(24h) Plasma Enhanced Atomic Layer Deposition of Silicon Carbonitride

Conformal deposition of dielectrics is necessary for many applications, including as spacers for self-aligned multiple patterning and as charge trap layers in NAND memory features. Plasma enhanced atomic layer deposition (PEALD) of silicon nitride is promising for these applications, satisfying many requirements of deposition. However, silicon nitride films deposited with this technique typically have low hydrofluoric acid wet etch resistance, limiting its applications. Incorporating carbon into silicon nitride to form silicon carbonitride (SiCN) films can overcome this shortcoming by increasing wet etch resistance, but it also increases leakage currents. By incorporating small amounts of carbon to form silicon carbonitride films, a large increase in etch resistance can be achieved with only a small increase in leakage current. Finding a process that delivers a ternary component film with specific material properties is inherently complex as both stoichiometry and bonding nature need to be controlled through surface reactions. Managing the carbon content and nature of bonding within SiCN films are the focus of this talk.

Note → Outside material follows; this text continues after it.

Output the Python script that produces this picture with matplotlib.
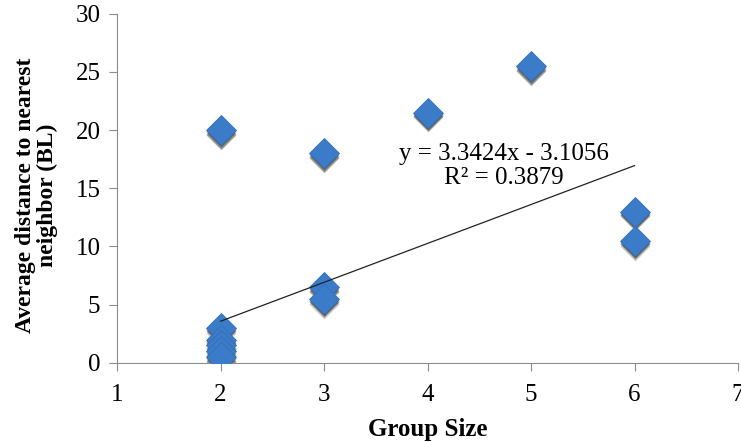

We use PEALD to deposit silicon carbonitride by alternating a thermal exposure of a silane derived single source precursor, bis(dimethylamino)dimethylsilane, containing Si-N, Si-C, and N-C bonds at 100 °C and a plasma step as a model system for SiCN deposition. A plasma step is needed to create a surface on which the precursor can chemisorb leading to the desired film composition. An experimental capacitively coupled radio frequency plasma source is used to understand how different plasmas, including ammonia, hydrogen, nitrogen, and pure argon impact the nature of chemisorption and film nature. Films were characterized using in situ Fourier transform infrared spectroscopy (FTIR) and in situ X-ray photoelectron spectroscopy. First principles simulations are used to assess the fundamental mechanisms at play.

Changing the plasma condition had a large effect on carbon concentrations of deposited films, changing the C:Si ratio from 0 with an NH₃/Ar plasma to 4.3 with a N₂/Ar plasma. In addition to converting precursor-based adsorbates into a film, the choice of plasma changes the surface modalities (NH_x, undercoordinated Si-N, or Si-H modes), thereby altering the precursor-surface interactions during the adsorption step. This principle was exploited to tune film compositions to realize carbon concentrations ranging from C:Si ratios between 0.1 to 0.7 by using multiple plasma exposures to generate mixed modality surfaces for precursor adsorption.